An Oregon-style law would create “death row” for sick people — with far less rigor or transparency.

(Read the entire letter here.)

In my letter, I cite information from Time Magazine on the execution of Michael Lee Wilson, as well as the Oregon Public Health Division’s annual reports. On minorities and hospice use, I got my key statistic here, but similar troubling disparities have been shown by more than one study, while this source gets into the kaleidoscope of reasons those disparities exist and the efforts being made to overcome them.

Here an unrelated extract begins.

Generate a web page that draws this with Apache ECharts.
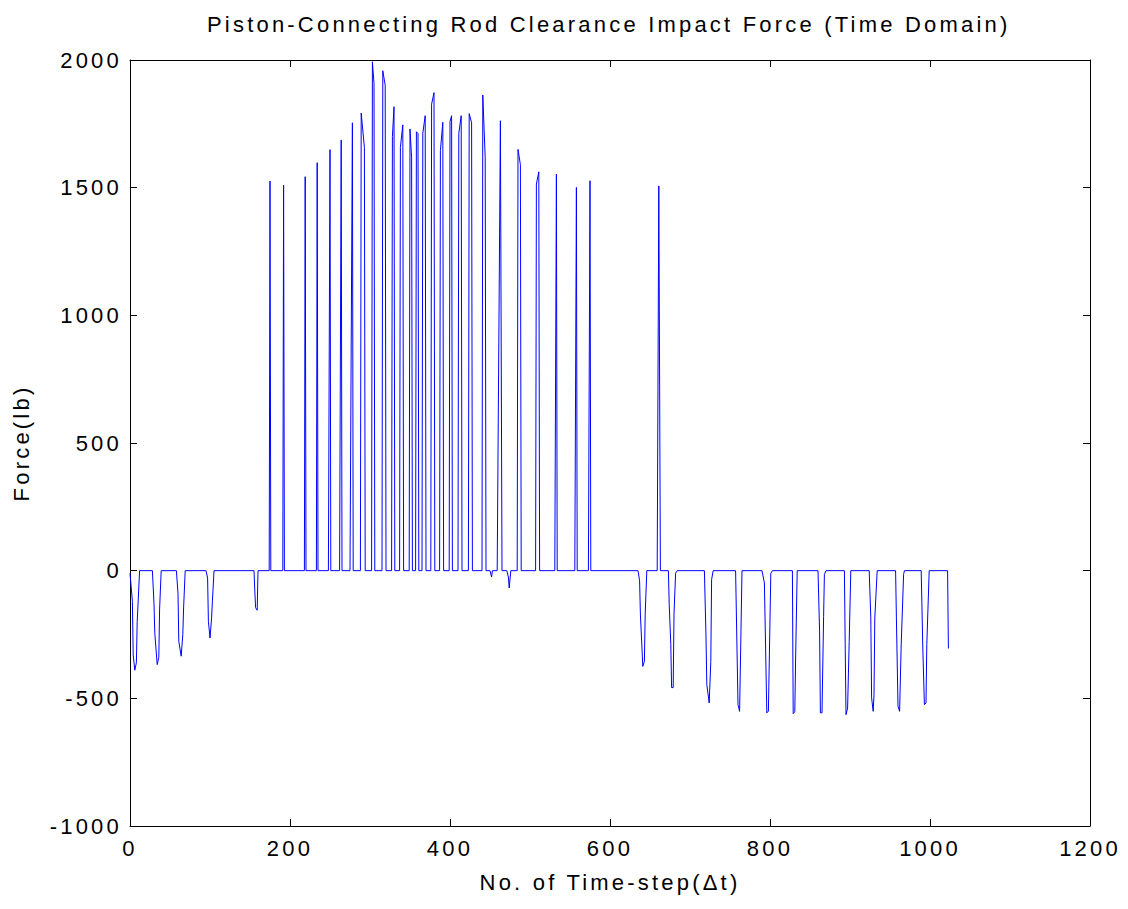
<!DOCTYPE html>
<html>
<head>
<meta charset="utf-8">
<script src="https://cdn.jsdelivr.net/npm/echarts@6/dist/echarts.min.js"></script>
<style>
html,body{margin:0;padding:0;background:#fff;}
#chart{width:1128px;height:909px;}
</style>
</head>
<body>
<div id="chart"></div>
<script>
// Time-step / force samples ([step, force lb])
const earlyDips = [
  [0,-10],[3,-120],[4,-330],[6,-390],[8,-360],[9,-200],[12,0],
  [28,0],[30,-130],[31,-245],[34,-368],[36,-340],[37,-150],[39,0],
  [58,0],[60,-90],[61,-277],[64,-335],[66,-250],[67,-146],[69,0],
  [95,0],[97,-29],[98,-198],[100,-264],[102,-185],[103,-120],[105,0],
  [155,0],[156,-80],[157,-145],[159,-155],[160,0]
];
const impactSpikes = [
  [174,0],[175,1526],[176,0],
  [191,0],[192,1510],[193,0],
  [218,0],[219,1543],[220,0],
  [233,0],[234,1598],[235,0],
  [248,0],[250,1649],[251,0],
  [262,0],[264,1687],[265,0],
  [275,0],[278,1754],[279,0],
  [288,0],[289,1792],[293,1658],[294,0],
  [302,0],[303,1993],[305,1908],[306,0],
  [315,0],[316,1958],[319,1901],[320,0],
  [327,0],[328,1700],[330,1817],[331,0],
  [337,0],[338,1658],[341,1746],[342,0],
  [349,0],[350,1730],[352,1617],[353,0],
  [357,0],[358,1719],[360,1712],[361,0],
  [365,0],[366,1713],[369,1782],[370,0],
  [376,0],[377,1827],[380,1872],[381,0],
  [387,0],[388,1645],[391,1756],[392,0],
  [399,0],[400,1759],[402,1782],[403,0],
  [410,0],[411,1713],[414,1782],[415,0],
  [423,0],[424,1790],[427,1754],[428,0],
  [440,0],[441,1863],[444,1617],[445,0],
  [450,0],[452,-25],[453,0],
  [459,0],[463,1762],[465,0],
  [471,0],[473,-25],[474,-68],[476,0],
  [484,0],[485,1650],[488,1590],[489,0],
  [507,0],[508,1514],[511,1562],[512,0],
  [531,0],[533,1553],[534,0],
  [556,0],[558,1501],[559,0],
  [573,0],[575,1527],[576,0]
];
const lateDips = [
  [635,0],[637,-40],[638,-170],[641,-375],[643,-355],[644,-170],[646,0],
  [659,0],[661,1507],[663,0],
  [673,0],[674,-130],[676,-290],[677,-458],[679,-458],[680,-170],[682,-10],[684,0],
  [718,0],[720,-260],[721,-446],[724,-518],[726,-355],[727,-35],[729,0],
  [757,0],[760,-525],[762,-551],[765,0],
  [790,0],[793,-48],[796,-557],[798,-550],[801,-10],[803,0],
  [828,0],[829,-560],[831,-552],[832,-350],[834,0],
  [860,0],[862,-240],[863,-557],[865,-557],[867,-180],[868,-15],[870,0],
  [893,0],[894,-290],[895,-564],[897,-538],[899,-277],[901,0],
  [924,0],[926,-185],[927,-498],[929,-551],[930,-485],[931,-185],[934,0],
  [957,0],[958,-185],[960,-531],[962,-551],[964,-290],[967,-15],[968,0],
  [989,0],[991,-303],[993,-525],[995,-518],[996,-290],[999,0],
  [1022,0],[1023,-305]
];
const xTicks = {min: 0, max: 1200, interval: 200};
const yTicks = {min: -1000, max: 2000, interval: 500};

const FONT = '"Liberation Sans", Arial, sans-serif';
const FS = 22;
const chart = echarts.init(document.getElementById('chart'), null, {renderer: 'svg'});
const axisBase = {
  axisLine: {show: true, onZero: false, lineStyle: {color: '#000', width: 1}},
  axisTick: {show: true, inside: true, length: 7, lineStyle: {color: '#000', width: 1}},
  splitLine: {show: false}
};
const plain = v => String(v);
chart.setOption({
  backgroundColor: '#fff',
  animation: false,
  title: {
    text: 'Piston-Connecting Rod Clearance Impact Force (Time Domain)',
    left: 202, top: 8,
    textStyle: {fontFamily: FONT, fontSize: FS, fontWeight: 'normal', color: '#000'}
  },
  grid: {left: 130, right: 38, top: 60, bottom: 83, containLabel: false},
  xAxis: [
    Object.assign({type: 'value', position: 'bottom',
      name: 'No. of Time-step(\u0394t)', nameLocation: 'middle', nameGap: 45,
      nameTextStyle: {fontFamily: FONT, fontSize: FS, color: '#000'},
      axisLabel: {fontFamily: FONT, fontSize: FS, color: '#000', margin: 11, formatter: plain}}, xTicks, axisBase),
    Object.assign({type: 'value', position: 'top', axisLabel: {show: false}}, xTicks, axisBase)
  ],
  yAxis: [
    Object.assign({type: 'value', position: 'left',
      name: 'Force(lb)', nameLocation: 'middle', nameGap: 98,
      nameTextStyle: {fontFamily: FONT, fontSize: FS, color: '#000'},
      axisLabel: {fontFamily: FONT, fontSize: FS, color: '#000', margin: 8, formatter: plain}}, yTicks, axisBase),
    Object.assign({type: 'value', position: 'right', axisLabel: {show: false}}, yTicks, axisBase)
  ],
  series: [{
    type: 'line',
    data: earlyDips.concat(impactSpikes, lateDips),
    showSymbol: false,
    symbol: 'none',
    lineStyle: {color: '#0000ff', width: 1},
    xAxisIndex: 0, yAxisIndex: 0
  }]
});
// MATLAB-style wide letter spacing on all texts
document.querySelectorAll('#chart svg text').forEach(t => t.setAttribute('letter-spacing', '3.2'));
</script>
</body>
</html>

A friend pointed out to me that one of the commenters appears to have mistaken me for “the liberal left.”  I could not help but smile at that and I won’t be going out of my way to correct it.  People can read me however they like; the bottom line is that assisted suicide is bad public policy that endangers vulnerable people.  That transcends political ideology.

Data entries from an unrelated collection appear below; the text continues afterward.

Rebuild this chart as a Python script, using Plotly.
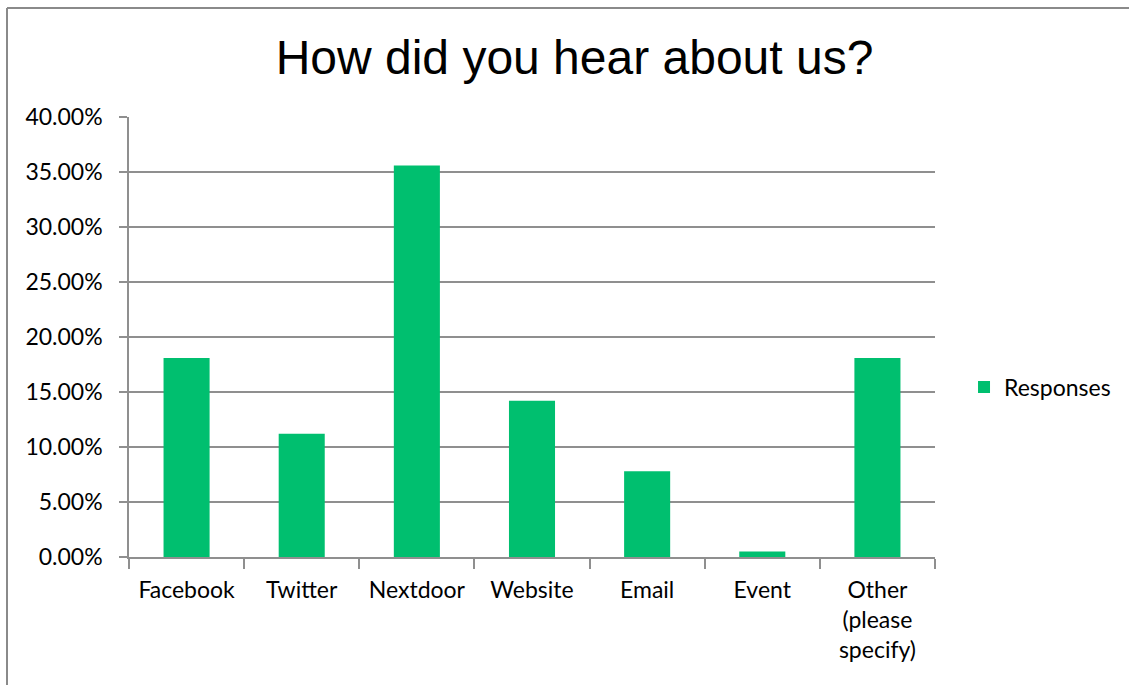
import plotly.graph_objects as go

categories = ["Facebook", "Twitter", "Nextdoor", "Website", "Email", "Event",
              "Other<br>(please<br>specify)"]
responses = [0.181, 0.112, 0.356, 0.142, 0.078, 0.005, 0.181]
series_name = "Responses"
title_text = "How did you hear about us?"
y_ticks = [0.0, 0.05, 0.10, 0.15, 0.20, 0.25, 0.30, 0.35, 0.40]

W, H = 1129, 685
L, R, T, B = 129, 194, 117, 128

GREEN = "#00BF6F"
GRID = "#8f8f8f"
FONT = "Lato"

fig = go.Figure()
fig.add_trace(go.Bar(
    x=categories, y=responses, name=series_name,
    marker=dict(color=GREEN, line=dict(width=0)),
    showlegend=True,
))

fig.update_layout(
    width=W, height=H,
    margin=dict(l=L, r=R, t=T, b=B, pad=0),
    paper_bgcolor="white", plot_bgcolor="white",
    bargap=0.6,
    font=dict(family=FONT, size=23, color="#000000"),
    title=dict(text=title_text, x=574.5 / W, xanchor="center",
               y=1 - 57 / H, yanchor="middle",
               font=dict(family="Liberation Sans", size=48, color="#000000")),
    legend=dict(x=1.036, xanchor="left", y=0.386, yanchor="middle",
                font=dict(family=FONT, size=23), bgcolor="rgba(0,0,0,0)",
                itemwidth=30),
    xaxis=dict(
        showline=True, linecolor=GRID, linewidth=1.5,
        ticks="outside", tickson="boundaries", ticklen=10,
        tickcolor=GRID, tickwidth=1.5,
        ticklabelstandoff=12,
        showgrid=False, fixedrange=True,
    ),
    yaxis=dict(
        range=[0, 0.4], tickvals=y_ticks, tickformat=".2%",
        showline=True, linecolor=GRID, linewidth=1.5,
        ticks="outside", ticklen=8, tickcolor=GRID, tickwidth=1.5,
        ticklabelstandoff=12,
        showgrid=True, gridcolor=GRID, gridwidth=1.5,
        zeroline=False, fixedrange=True,
    ),
)

# outer chart frame: top and left edges only are within the page
x_left = (7 - L) / (W - L - R)
y_top = (H - B - 8) / (H - T - B)
fig.add_shape(type="line", xref="paper", yref="paper",
              x0=x_left, x1=3, y0=y_top, y1=y_top,
              line=dict(color="#8a8a8a", width=2))
fig.add_shape(type="line", xref="paper", yref="paper",
              x0=x_left, x1=x_left, y0=y_top, y1=-3,
              line=dict(color="#8a8a8a", width=2))

fig.write_html("out.html", config={"displayModeBar": False})
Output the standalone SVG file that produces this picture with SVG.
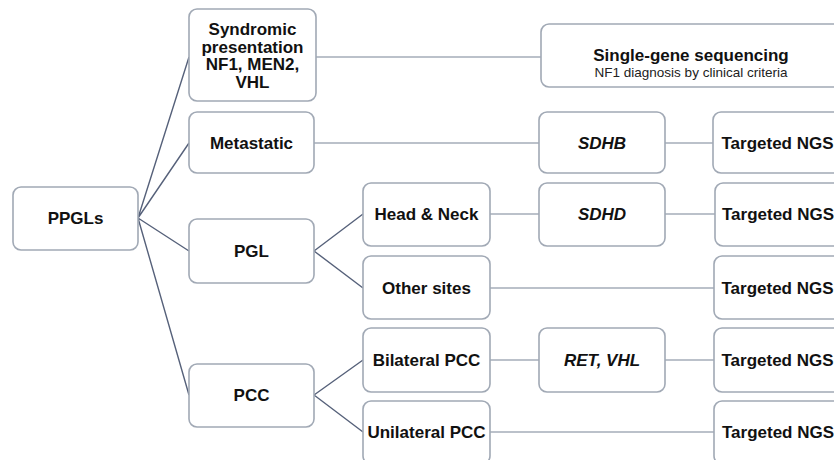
<svg xmlns="http://www.w3.org/2000/svg" width="834" height="460" viewBox="0 0 834 460">
<style>
.box{fill:#ffffff;stroke:#a1a9b5;stroke-width:1.6}
.t{font-family:"Liberation Sans",Arial,sans-serif;font-size:17px;font-weight:bold;fill:#111111;text-anchor:middle}
.i{font-style:italic}
.s{font-family:"Liberation Sans",Arial,sans-serif;font-size:13.5px;fill:#222222;text-anchor:middle}
.d{stroke:#56617a;stroke-width:1.4;fill:none}
.h{stroke:#a5adb9;stroke-width:1.6;fill:none}
</style>
<rect width="834" height="460" fill="#ffffff"/>
<g id="connectors">
<path class="d" d="M138 218 L189 57 M138 218 L189 143 M138 218 L189 251 M138 218 L189 395"/>
<path class="d" d="M314 251 L363 214 M314 251 L363 288 M314 395 L363 360 M314 395 L363 432"/>
<path class="h" d="M316 57 H541 M314 143 H539 M665 143 H713 M490 214 H539 M665 214 H715 M490 288 H714 M490 360 H539 M665 360 H714 M490 432 H714"/>
</g>
<g id="ppgls"><rect class="box" x="13" y="187" width="125" height="63" rx="8"/><text class="t" x="75.5" y="224">PPGLs</text></g>
<g id="syndromic"><rect class="box" x="189" y="9" width="127" height="92" rx="8"/>
<text class="t" x="252.5" y="35">Syndromic</text><text class="t" x="252.5" y="52.5">presentation</text><text class="t" x="252.5" y="70">NF1, MEN2,</text><text class="t" x="252.5" y="87.5">VHL</text></g>
<g id="metastatic"><rect class="box" x="189" y="112" width="125" height="61" rx="8"/><text class="t" x="251.5" y="149">Metastatic</text></g>
<g id="pgl"><rect class="box" x="189" y="219" width="125" height="64" rx="8"/><text class="t" x="251.5" y="257">PGL</text></g>
<g id="pcc"><rect class="box" x="189" y="364" width="125" height="63" rx="8"/><text class="t" x="251.5" y="401">PCC</text></g>
<g id="headneck"><rect class="box" x="363" y="183" width="127" height="63" rx="8"/><text class="t" x="426.5" y="220">Head &amp; Neck</text></g>
<g id="othersites"><rect class="box" x="363" y="256" width="127" height="63" rx="8"/><text class="t" x="426.5" y="294">Other sites</text></g>
<g id="bilateral"><rect class="box" x="363" y="328" width="127" height="64" rx="8"/><text class="t" x="426.5" y="366">Bilateral PCC</text></g>
<g id="unilateral"><rect class="box" x="363" y="401" width="127" height="63" rx="8"/><text class="t" x="426.5" y="438">Unilateral PCC</text></g>
<g id="singlegene"><rect class="box" x="541" y="24" width="310" height="63" rx="8"/>
<text class="t" x="691" y="61">Single-gene sequencing</text><text class="s" x="691" y="77">NF1 diagnosis by clinical criteria</text></g>
<g id="sdhb"><rect class="box" x="539" y="112" width="126" height="61" rx="8"/><text class="t i" x="602" y="149">SDHB</text></g>
<g id="sdhd"><rect class="box" x="539" y="183" width="126" height="63" rx="8"/><text class="t i" x="602" y="220">SDHD</text></g>
<g id="retvhl"><rect class="box" x="539" y="328" width="126" height="64" rx="8"/><text class="t i" x="602" y="366">RET, VHL</text></g>
<g id="ngs1"><rect class="box" x="713" y="112" width="128" height="61" rx="8"/><text class="t" x="777.5" y="149">Targeted NGS</text></g>
<g id="ngs2"><rect class="box" x="715" y="183" width="128" height="63" rx="8"/><text class="t" x="778" y="220">Targeted NGS</text></g>
<g id="ngs3"><rect class="box" x="714" y="256" width="128" height="63" rx="8"/><text class="t" x="777.5" y="294">Targeted NGS</text></g>
<g id="ngs4"><rect class="box" x="714" y="328" width="128" height="64" rx="8"/><text class="t" x="777.5" y="366">Targeted NGS</text></g>
<g id="ngs5"><rect class="box" x="714" y="401" width="128" height="63" rx="8"/><text class="t" x="778" y="438">Targeted NGS</text></g>
</svg>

Readers, feel free to use my letter as a template for your own letters.  We need all of them — your voice can make a difference even if your letter is never published.  Don’t feel you are very eloquent?  Neither did Moses.  Be bold.

Sidewalks Closed, Eyes Opened

Incidentally, another letter that could have been a companion piece to mine ran a few days ago.  This one reminds us, in the midst of an epic New England winter, that an inconvenience to able-bodied people represents a radical challenge to others’ ability to participate in life simply because of a mobility issue.  I was struck by that idea on my morning commute recently as I watched a gentleman in a wheelchair, seeing the option of either navigating in the road versus an inadequately cleared sidewalk (past deadline), choose the road.  While I do not wish to demonize proprietors, they may have considered the sidewalk “good enough” — for themselves, or for me.  I could hardly think of a clearer way to send the message “You are invisible to us.”  We must open our eyes to all we take for granted in order to more fully grasp the potential devastating impact of assisted suicide.